Franka ist Referandarin in München. Gemeinsam mit ihrer Klasse besucht sie den NSU Prozess vor dem Oberlandesgericht in München. Nach einer unüberlegten Äußerung eines Schülers flieht Franka überstürzt erst aus dem Gerichtsgebäude, dann aus München, zurück in ihr Heimatdorf. Die Freude über ihre Rückkehr ist verhalten, Zurück in ihrem einstigen Jugendzimmer rollt sie die Erinnerungen und weit zurück liegende Familiengeheimnisse auf.
"Unter Grund" ist ein eingängiger Roman über eine Jugend auf dem Land in unserer heutigen Zeit, in dem längst überwundenes Gedankengut weiterhin alltäglich ist.
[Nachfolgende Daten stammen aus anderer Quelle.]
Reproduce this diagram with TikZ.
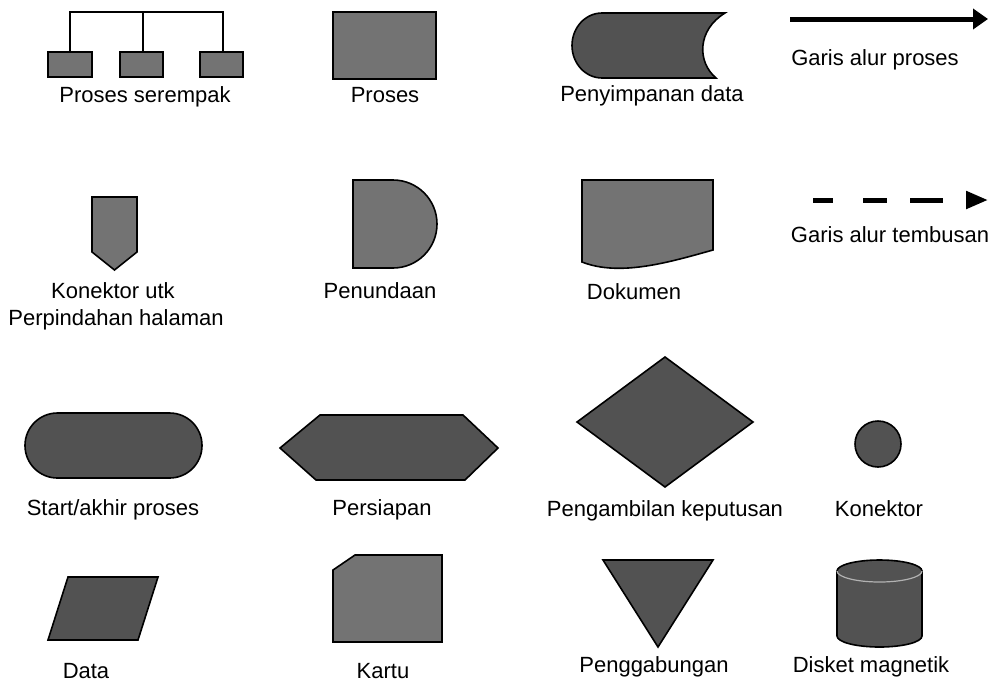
\documentclass[tikz,border=0pt]{standalone}
\usepackage{fontspec}
\setmainfont{Liberation Sans}
\usetikzlibrary{arrows.meta}
\tikzset{
  darkshape/.style={draw=black, line width=0.8pt, fill=black!68},
  lightshape/.style={draw=black, line width=0.8pt, fill=black!55},
  lbl/.style={anchor=base, inner sep=0pt, font=\fontsize{11}{13}\selectfont},
  bracketline/.style={draw=black, line width=0.6pt},
  flowline/.style={draw=black, line width=2.5pt},
}
\begin{document}
\begin{tikzpicture}[x=0.5pt, y=-0.5pt]
\useasboundingbox (0,0) rectangle (988,685);

% ---------- Proses serempak ----------
\node[lightshape, minimum width=22pt, minimum height=12.5pt, inner sep=0pt] (ps1) at (70,64.5) {};
\node[lightshape, minimum width=21.5pt, minimum height=12.5pt, inner sep=0pt] (ps2) at (141.5,64.5) {};
\node[lightshape, minimum width=21.5pt, minimum height=12.5pt, inner sep=0pt] (ps3) at (221.5,64.5) {};
\coordinate (t1) at (70,12);
\coordinate (t2) at (143,12);
\coordinate (t3) at (223,12);
\draw[bracketline] (ps1.north) -- (t1) -- (t3) -- (ps3.north -| t3);
\draw[bracketline] (t2) -- (ps2.north -| t2);
\node[lbl] (lps) at (145,102) {Proses serempak};

% ---------- Proses ----------
\draw[lightshape] (333,12) rectangle (436,79);
\node[lbl] (lpr) at (385,102) {Proses};

% ---------- Penyimpanan data ----------
\draw[darkshape] (602,13) -- (725,13) .. controls (697,30) and (697,62) .. (716,78)
  -- (602,78) arc[start angle=90, end angle=270, x radius=30, y radius=32.5] -- cycle;
\node[lbl] (lpd) at (652,101) {Penyimpanan data};

% ---------- Garis alur proses ----------
\coordinate (ga1) at (790,19);
\coordinate (ga2) at (988,19);
\draw[flowline, -{Triangle[length=7.5pt, width=10pt]}] (ga1) -- (ga2);
\node[lbl] (lga) at (875,65) {Garis alur proses};

% ---------- Konektor utk perpindahan halaman ----------
\draw[lightshape] (92,197) -- (137,197) -- (137,252) -- (114.5,270) -- (92,252) -- cycle;
\node[lbl] (lku) at (113,298) {Konektor utk};
\node[lbl] (lph) at (116,325) {Perpindahan halaman};

% ---------- Penundaan ----------
\draw[lightshape] (353,180) -- (393,180) arc[start angle=-90, end angle=90, radius=44]
  -- (353,268) -- cycle;
\node[lbl] (lpn) at (380,298) {Penundaan};

% ---------- Dokumen ----------
\draw[lightshape] (582,180) -- (713,180) -- (713,250)
  .. controls (670,262) and (620,277) .. (582,262) -- cycle;
\node[lbl] (ldk) at (634,299) {Dokumen};

% ---------- Garis alur tembusan ----------
\coordinate (gt1) at (813,200);
\coordinate (gt2) at (988,200);
\draw[flowline, dash pattern=on 10pt off 15pt on 12pt off 11.5pt on 16.5pt off 100pt,
  -{Triangle[length=11pt, width=8.5pt]}] (gt1) -- (gt2);
\node[lbl] (lgt) at (890,242) {Garis alur tembusan};

% ---------- Start/akhir proses ----------
\draw[darkshape, rounded corners=16.2pt] (25,413) rectangle (202,478);
\node[lbl] (lst) at (113,515) {Start/akhir proses};

% ---------- Persiapan ----------
\draw[darkshape] (280,448) -- (320,415) -- (463,415) -- (498,448) -- (465,480) -- (316,480) -- cycle;
\node[lbl] (lpp) at (382,515) {Persiapan};

% ---------- Pengambilan keputusan ----------
\draw[darkshape] (665,357) -- (753,422) -- (665,487) -- (577,422) -- cycle;
\node[lbl] (lpk) at (665,516) {Pengambilan keputusan};

% ---------- Konektor ----------
\draw[darkshape] (878,444) circle[radius=23];
\node[lbl] (lkn) at (879,516) {Konektor};

% ---------- Data ----------
\draw[darkshape] (68,577) -- (158,577) -- (138,640) -- (48,640) -- cycle;
\node[lbl] (lda) at (86,678) {Data};

% ---------- Kartu ----------
\draw[lightshape] (355,555) -- (442,555) -- (442,642) -- (333,642) -- (333,570) -- cycle;
\node[lbl] (lka) at (383,678) {Kartu};

% ---------- Penggabungan ----------
\draw[darkshape] (603,560) -- (713,560) -- (658,647) -- cycle;
\node[lbl] (lpg) at (654,672) {Penggabungan};

% ---------- Disket magnetik ----------
\draw[darkshape] (837,571) -- (837,636) arc[start angle=180, end angle=0, x radius=42.5, y radius=11]
  -- (922,571) arc[start angle=0, end angle=-180, x radius=42.5, y radius=11] -- cycle;
\draw[draw=black!30, line width=0.6pt] (837,571) arc[start angle=180, end angle=0, x radius=42.5, y radius=11];
\node[lbl] (ldm) at (871,672) {Disket magnetik};
\end{tikzpicture}
\end{document}
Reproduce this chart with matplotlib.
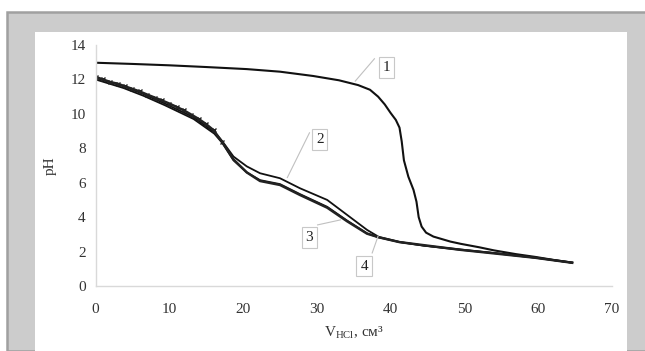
import numpy as np
import matplotlib.pyplot as plt
from matplotlib.patches import Rectangle

# titration curves, pH vs volume of HCl (cm3)
v1 = [0, 5, 10, 15, 20.5, 25, 29.5, 33, 35.6, 37.2, 38.3, 39.2, 40.0, 40.7, 41.2, 41.5, 41.8, 42.4, 43.1, 43.5, 43.8, 44.2, 44.8, 45.8, 48.1, 49.5, 52, 54, 57, 59.6, 62, 64.6]
ph1 = [12.97, 12.9, 12.82, 12.72, 12.6, 12.45, 12.2, 11.95, 11.67, 11.4, 11.0, 10.55, 10.05, 9.65, 9.2, 8.4, 7.3, 6.35, 5.58, 4.9, 4.0, 3.45, 3.1, 2.87, 2.58, 2.45, 2.25, 2.07, 1.85, 1.69, 1.52, 1.36]

v2 = [0, 3.8, 6.5, 9.4, 13.3, 16.1, 17.2, 18.7, 20.5, 22.3, 25.0, 27.7, 31.4, 34.1, 36.8, 38.4, 41.2, 44.5, 49.5, 54, 59.6, 64.6]
ph2 = [12.1, 11.6, 11.15, 10.6, 9.8, 8.95, 8.4, 7.52, 6.95, 6.55, 6.26, 5.68, 5.0, 4.13, 3.26, 2.85, 2.56, 2.35, 2.12, 1.92, 1.65, 1.36]

v3 = [0, 3.8, 6.5, 9.4, 13.3, 16.1, 17.2, 18.7, 20.5, 22.3, 25.0, 27.7, 31.4, 34.1, 36.8, 38.4, 41.2, 44.5, 49.5, 54, 59.6, 64.6]
ph3 = [12.0, 11.5, 11.05, 10.5, 9.7, 8.85, 8.3, 7.3, 6.6, 6.15, 5.92, 5.34, 4.6, 3.8, 3.06, 2.82, 2.55, 2.34, 2.1, 1.91, 1.64, 1.35]

v4 = [0, 1, 2, 3, 4, 5, 6, 7, 8, 9, 10, 11, 12, 13, 14, 15, 16, 17.2, 18.7, 20.5, 22.3, 25.0, 27.7, 31.4, 34.1, 36.8, 38.4, 41.2, 49.5, 59.6, 64.6]
ph4 = [12.15, 12.0, 11.85, 11.75, 11.6, 11.45, 11.3, 11.12, 10.95, 10.78, 10.6, 10.4, 10.2, 9.95, 9.7, 9.4, 9.05, 8.35, 7.35, 6.6, 6.1, 5.87, 5.29, 4.55, 3.76, 3.04, 2.83, 2.55, 2.1, 1.64, 1.35]

labels = ['1', '2', '3', '4']
label_xy = [(39.4, 12.7), (30.4, 8.5), (29.0, 2.8), (36.4, 1.16)]
leader_from = [(37.8, 13.2), (29.0, 8.9), (30.1, 3.55), (37.5, 1.92)]
leader_to = [(35.2, 11.9), (26.0, 6.3), (33.2, 3.84), (38.3, 2.9)]

plt.rcParams['font.family'] = ['Liberation Serif', 'DejaVu Serif']
plt.rcParams['mathtext.fontset'] = 'custom'
plt.rcParams['mathtext.rm'] = 'Liberation Serif'

fig = plt.figure(figsize=(6.45, 3.51), dpi=100, facecolor='white')
W, H = 645.0, 351.0

# grey frame and white plot panel, kept behind the axes
fig.patches.append(Rectangle((7 / W, 0), 1, 1 - 12 / H, transform=fig.transFigure,
                             facecolor='#cccccc', edgecolor='#a0a0a0', linewidth=1.8, zorder=-2))
fig.patches.append(Rectangle((35 / W, 0), (627 - 35) / W, 1 - 32 / H, transform=fig.transFigure,
                             facecolor='white', edgecolor='none', zorder=-1))

ax = fig.add_axes([95.5 / W, 1 - 286 / H, (612 - 95.5) / W, (286 - 45) / H])
ax.patch.set_alpha(0)

ax.plot(v1, ph1, color='#111111', lw=1.5)
ax.plot(v2, ph2, color='#111111', lw=1.3)
ax.plot(v3, ph3, color='#111111', lw=1.3)
ax.plot(v4, ph4, color='#222222', lw=1.8, marker='x', markersize=3, markevery=slice(0, 18))

for t, (lx, ly), (fx, fy), (tx, ty) in zip(labels, label_xy, leader_from, leader_to):
    ax.plot([fx, tx], [fy, ty], color='#c0c0c0', lw=0.8)
    ax.text(lx, ly, t, ha='center', va='center', fontsize=11, color='#222222',
            bbox=dict(boxstyle='square,pad=0.25', facecolor='white', edgecolor='#c8c8c8', lw=0.8))

ax.set_xlim(0, 70)
ax.set_ylim(0, 14)
ax.set_xticks(range(0, 71, 10))
ax.set_yticks(range(0, 15, 2))
for s in ['top', 'right']:
    ax.spines[s].set_visible(False)
for s in ['left', 'bottom']:
    ax.spines[s].set_color('#d9d9d9')
    ax.spines[s].set_linewidth(1.0)
ax.tick_params(axis='both', length=0, labelsize=11, labelcolor='#333333')
ax.tick_params(axis='x', pad=12)
ax.tick_params(axis='y', pad=7)

ax.set_ylabel('pH', fontsize=11, color='#333333', labelpad=10)
ax.set_xlabel(r'V$_{\mathregular{HCl}}$, см³', fontsize=11, color='#333333', labelpad=6)

fig.savefig('out.png', dpi=100)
Frankas Großmutter, von allen nur die Fuchsin genannt, spielt hier keine unerhebliche Rolle. Als Kind genießt Franka den Respekt, den die Menschen vor ihrer Großmutter zu haben scheinen, doch mit deren voranschreitender Demenz wird Franka klar, dass die Nachbarn ihre Großmutter eher verachten und meiden. Nun blickt Franka zurück, nicht allzuweit von ihren Mittzwanzigern in ihre Jugend, als ihr Vater starb und sie den Halt verlor. Als ihr bester Freund seine erste Freundin hatte und Franka statt mit ihm immer häufiger Zeit mit Patrick und Janna verbrachte. Wie sie Janna dafür bewunderte, dass sie ihren ganzen Frust über Aggression ausließ. Und wie Franka dabei immer tiefer in die rechte Szene abrutschte, nur um sich irgendwo zugehörig zu fühlen. Franka beschäftigt sich mit ihrer Schuld ohne dabei wirklich Verantwortung übernehmen zu wollen. Die zentrale Frage dabei ist, ab wann Jugendliche ihre Taten verstehen können und dafür Verantwortung übernehmen müssen. Bis wohin gehen jugendliche "Streiche" und ab wann sind sie politische Straftaten? Und wie kann gruppenbezogene Menschenfeindlichkeit überhaupt als Spaß angesehen werden?
Zeitgemäßer könnte ein Roman kaum sein und erfrischend finde ich, dass er nicht in Ostdeutschland spielt, sondern zeigt, dass solche Geschichten überall stattfinden können und rechtes Gedankengut überall im Land gärt. Franka ist eine nahbare Protagonistin, auch wenn man ihre Handlungen und ihren Umgang mit ihrer Schuld wenig nachvollziehen kann. Gleichzeitig ist der Roman schonungslos, zitiert auch mal hier und da einschlägige Texte, Lieder und Filme, die man vielleicht gar nicht lesen wollte. Man spürt Beklemmung und ein Bedrohungsgefühl, wenn Franka sich mit den Dorfnaz*s trifft, so gut hat die Autorin diese Situationen beschrieben. Der Roman widmet sich weniger möglichen Lösungen, sodass man hier etwas unbefriedigt zurückbleibt. Auch Frankas Ausstieg wird nur kurz thematisiert. Dennoch ist dieser Debütroman beeindruckend und hallt lange nach.